What to work on: Tally the lines in the following entries that include the word "this"; state only the total.

##### Exercise data

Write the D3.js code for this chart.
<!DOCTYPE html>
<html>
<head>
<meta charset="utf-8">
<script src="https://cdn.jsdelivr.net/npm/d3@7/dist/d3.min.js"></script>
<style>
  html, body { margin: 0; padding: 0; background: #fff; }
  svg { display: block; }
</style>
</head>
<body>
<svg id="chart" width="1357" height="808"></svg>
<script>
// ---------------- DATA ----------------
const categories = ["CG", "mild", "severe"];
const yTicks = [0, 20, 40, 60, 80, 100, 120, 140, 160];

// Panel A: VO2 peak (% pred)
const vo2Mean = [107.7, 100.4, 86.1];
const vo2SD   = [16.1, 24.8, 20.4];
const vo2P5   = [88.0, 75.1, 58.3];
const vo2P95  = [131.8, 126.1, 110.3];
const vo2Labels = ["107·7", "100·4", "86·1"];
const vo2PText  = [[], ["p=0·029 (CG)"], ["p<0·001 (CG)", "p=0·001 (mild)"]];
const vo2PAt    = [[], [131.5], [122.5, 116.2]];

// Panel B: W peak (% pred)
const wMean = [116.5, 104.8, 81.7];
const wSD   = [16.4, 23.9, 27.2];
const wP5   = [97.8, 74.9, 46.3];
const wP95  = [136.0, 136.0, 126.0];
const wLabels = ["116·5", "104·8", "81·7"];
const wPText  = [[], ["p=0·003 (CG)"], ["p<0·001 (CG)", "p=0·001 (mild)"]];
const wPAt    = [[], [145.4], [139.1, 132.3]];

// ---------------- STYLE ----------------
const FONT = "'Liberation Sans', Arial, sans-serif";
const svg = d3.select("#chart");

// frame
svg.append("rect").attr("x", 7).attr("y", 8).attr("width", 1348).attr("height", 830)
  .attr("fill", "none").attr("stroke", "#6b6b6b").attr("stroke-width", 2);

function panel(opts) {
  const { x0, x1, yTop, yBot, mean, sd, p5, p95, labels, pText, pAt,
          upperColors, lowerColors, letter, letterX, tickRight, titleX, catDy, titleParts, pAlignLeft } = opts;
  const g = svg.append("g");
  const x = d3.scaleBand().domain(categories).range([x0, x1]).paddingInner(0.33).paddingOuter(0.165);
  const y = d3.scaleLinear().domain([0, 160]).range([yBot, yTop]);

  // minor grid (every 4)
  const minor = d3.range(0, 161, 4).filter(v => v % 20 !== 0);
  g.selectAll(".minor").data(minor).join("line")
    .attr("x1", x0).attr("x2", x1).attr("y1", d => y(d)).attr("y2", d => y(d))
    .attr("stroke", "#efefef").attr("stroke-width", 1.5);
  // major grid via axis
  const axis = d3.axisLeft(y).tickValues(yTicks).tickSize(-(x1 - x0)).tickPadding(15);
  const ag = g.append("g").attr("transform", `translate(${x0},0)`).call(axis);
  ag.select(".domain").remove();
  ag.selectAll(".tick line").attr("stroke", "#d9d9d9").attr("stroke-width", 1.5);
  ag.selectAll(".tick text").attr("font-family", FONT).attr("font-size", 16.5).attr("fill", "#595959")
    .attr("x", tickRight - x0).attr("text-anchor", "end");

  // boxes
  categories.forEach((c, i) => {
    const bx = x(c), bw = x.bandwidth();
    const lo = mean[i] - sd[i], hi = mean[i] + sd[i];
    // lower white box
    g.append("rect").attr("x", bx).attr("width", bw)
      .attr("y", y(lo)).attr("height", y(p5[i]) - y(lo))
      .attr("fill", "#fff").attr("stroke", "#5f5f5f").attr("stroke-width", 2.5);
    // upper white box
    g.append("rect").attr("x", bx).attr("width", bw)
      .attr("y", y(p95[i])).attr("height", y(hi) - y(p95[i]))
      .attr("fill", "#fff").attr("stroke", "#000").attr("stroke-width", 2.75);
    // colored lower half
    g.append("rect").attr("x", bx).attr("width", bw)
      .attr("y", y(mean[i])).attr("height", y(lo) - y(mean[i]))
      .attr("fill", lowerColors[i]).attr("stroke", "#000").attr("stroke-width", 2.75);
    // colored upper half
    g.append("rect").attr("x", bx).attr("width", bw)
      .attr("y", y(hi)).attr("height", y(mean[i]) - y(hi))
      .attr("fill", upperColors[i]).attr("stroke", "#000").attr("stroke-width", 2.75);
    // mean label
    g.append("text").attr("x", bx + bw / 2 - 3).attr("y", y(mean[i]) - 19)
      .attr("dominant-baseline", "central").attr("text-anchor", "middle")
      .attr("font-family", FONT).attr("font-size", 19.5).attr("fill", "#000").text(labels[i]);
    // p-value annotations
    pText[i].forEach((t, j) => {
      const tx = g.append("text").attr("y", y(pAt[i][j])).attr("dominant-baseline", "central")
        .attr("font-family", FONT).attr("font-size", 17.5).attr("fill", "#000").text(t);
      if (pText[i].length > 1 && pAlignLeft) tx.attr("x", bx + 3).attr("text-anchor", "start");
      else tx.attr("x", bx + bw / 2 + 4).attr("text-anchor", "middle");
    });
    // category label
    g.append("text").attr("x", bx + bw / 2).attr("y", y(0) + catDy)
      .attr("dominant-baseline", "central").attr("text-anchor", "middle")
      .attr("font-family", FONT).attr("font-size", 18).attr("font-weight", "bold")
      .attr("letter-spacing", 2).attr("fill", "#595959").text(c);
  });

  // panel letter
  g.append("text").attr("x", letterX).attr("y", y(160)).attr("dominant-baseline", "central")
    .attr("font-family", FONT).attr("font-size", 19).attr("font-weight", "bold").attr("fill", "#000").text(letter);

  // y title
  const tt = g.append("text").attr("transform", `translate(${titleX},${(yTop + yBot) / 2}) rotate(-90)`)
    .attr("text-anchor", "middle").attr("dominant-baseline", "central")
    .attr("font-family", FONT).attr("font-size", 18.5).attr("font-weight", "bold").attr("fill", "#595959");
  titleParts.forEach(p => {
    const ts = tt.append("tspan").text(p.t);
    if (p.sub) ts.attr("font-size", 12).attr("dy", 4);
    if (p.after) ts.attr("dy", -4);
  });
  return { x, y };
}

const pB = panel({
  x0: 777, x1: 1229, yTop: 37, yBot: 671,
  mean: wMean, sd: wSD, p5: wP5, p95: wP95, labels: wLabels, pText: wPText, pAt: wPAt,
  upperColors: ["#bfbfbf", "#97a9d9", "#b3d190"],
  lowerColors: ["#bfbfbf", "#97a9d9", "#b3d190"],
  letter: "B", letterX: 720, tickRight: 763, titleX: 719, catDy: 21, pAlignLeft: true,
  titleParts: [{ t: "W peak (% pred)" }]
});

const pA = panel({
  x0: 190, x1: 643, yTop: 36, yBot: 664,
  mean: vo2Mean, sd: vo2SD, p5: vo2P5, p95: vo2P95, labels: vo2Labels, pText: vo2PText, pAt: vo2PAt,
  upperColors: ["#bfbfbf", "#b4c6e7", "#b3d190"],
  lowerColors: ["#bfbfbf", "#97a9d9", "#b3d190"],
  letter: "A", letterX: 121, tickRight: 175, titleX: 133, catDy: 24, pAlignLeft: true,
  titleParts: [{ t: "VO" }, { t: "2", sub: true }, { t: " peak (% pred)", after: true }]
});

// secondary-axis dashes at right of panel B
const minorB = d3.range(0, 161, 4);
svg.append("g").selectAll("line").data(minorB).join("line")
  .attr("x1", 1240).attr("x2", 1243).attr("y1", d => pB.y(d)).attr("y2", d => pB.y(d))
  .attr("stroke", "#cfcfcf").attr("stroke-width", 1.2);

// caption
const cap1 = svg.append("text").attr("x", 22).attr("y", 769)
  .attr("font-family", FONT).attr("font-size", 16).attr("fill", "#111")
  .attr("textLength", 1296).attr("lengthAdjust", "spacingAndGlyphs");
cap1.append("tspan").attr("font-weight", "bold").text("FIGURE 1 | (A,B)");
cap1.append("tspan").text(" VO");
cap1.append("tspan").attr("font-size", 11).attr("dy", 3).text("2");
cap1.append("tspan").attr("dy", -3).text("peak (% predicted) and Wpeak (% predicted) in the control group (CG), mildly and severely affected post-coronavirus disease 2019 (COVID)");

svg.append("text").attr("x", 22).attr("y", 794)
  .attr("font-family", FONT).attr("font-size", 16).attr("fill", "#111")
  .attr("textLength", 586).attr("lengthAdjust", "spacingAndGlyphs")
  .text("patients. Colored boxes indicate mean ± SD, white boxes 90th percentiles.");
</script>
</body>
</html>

##########
##### Exercise data

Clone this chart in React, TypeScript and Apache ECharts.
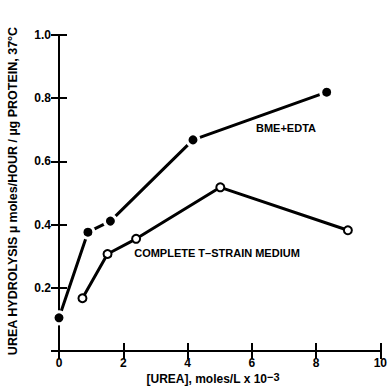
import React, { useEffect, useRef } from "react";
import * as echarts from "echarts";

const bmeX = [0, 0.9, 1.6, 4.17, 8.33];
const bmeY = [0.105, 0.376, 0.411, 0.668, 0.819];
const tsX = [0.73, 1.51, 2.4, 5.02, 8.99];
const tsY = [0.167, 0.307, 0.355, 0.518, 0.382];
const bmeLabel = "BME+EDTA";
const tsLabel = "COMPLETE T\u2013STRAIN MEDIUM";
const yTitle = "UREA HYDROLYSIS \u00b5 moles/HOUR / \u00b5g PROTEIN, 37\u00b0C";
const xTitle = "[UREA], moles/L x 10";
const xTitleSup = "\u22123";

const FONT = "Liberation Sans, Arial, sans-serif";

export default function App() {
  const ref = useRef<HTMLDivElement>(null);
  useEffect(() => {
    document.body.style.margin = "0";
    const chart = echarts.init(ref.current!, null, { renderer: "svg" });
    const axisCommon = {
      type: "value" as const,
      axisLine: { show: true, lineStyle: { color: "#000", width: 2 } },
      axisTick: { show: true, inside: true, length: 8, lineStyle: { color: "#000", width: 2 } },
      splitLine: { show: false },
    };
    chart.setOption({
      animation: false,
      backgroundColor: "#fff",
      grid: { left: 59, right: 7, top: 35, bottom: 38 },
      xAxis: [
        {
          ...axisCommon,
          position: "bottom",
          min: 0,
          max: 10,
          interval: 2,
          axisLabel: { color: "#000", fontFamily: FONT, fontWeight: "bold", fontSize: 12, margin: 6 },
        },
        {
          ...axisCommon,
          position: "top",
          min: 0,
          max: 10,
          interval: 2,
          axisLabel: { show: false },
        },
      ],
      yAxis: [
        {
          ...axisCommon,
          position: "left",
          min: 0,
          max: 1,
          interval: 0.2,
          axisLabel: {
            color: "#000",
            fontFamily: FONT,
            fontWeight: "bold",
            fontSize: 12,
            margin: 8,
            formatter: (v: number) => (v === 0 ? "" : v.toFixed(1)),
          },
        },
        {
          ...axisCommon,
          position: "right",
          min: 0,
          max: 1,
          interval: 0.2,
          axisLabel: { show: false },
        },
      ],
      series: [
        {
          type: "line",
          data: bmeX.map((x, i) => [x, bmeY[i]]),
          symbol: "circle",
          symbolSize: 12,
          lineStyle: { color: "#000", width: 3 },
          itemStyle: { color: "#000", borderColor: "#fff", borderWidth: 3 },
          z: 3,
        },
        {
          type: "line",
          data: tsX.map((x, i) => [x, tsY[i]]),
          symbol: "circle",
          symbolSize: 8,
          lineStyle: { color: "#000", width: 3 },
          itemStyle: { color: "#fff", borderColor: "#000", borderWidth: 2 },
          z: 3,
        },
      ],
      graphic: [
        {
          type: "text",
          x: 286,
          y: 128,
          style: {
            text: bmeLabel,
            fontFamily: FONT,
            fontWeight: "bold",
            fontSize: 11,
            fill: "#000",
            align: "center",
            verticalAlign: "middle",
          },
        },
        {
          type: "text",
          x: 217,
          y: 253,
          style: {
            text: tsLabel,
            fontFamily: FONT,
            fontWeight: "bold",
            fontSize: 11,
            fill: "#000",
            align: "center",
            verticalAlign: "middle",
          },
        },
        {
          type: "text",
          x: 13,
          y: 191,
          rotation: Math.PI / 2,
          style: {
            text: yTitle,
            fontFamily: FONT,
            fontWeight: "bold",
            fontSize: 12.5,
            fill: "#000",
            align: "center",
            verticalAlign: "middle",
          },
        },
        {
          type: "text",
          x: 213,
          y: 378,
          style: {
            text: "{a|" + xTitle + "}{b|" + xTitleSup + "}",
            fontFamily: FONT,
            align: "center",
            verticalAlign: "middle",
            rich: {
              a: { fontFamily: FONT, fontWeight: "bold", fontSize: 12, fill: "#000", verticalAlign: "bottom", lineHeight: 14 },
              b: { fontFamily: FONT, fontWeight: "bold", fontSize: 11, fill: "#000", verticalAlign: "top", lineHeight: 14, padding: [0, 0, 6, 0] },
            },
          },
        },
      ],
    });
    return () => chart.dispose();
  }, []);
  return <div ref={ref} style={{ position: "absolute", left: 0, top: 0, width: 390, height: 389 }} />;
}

##########

Solved problem: 2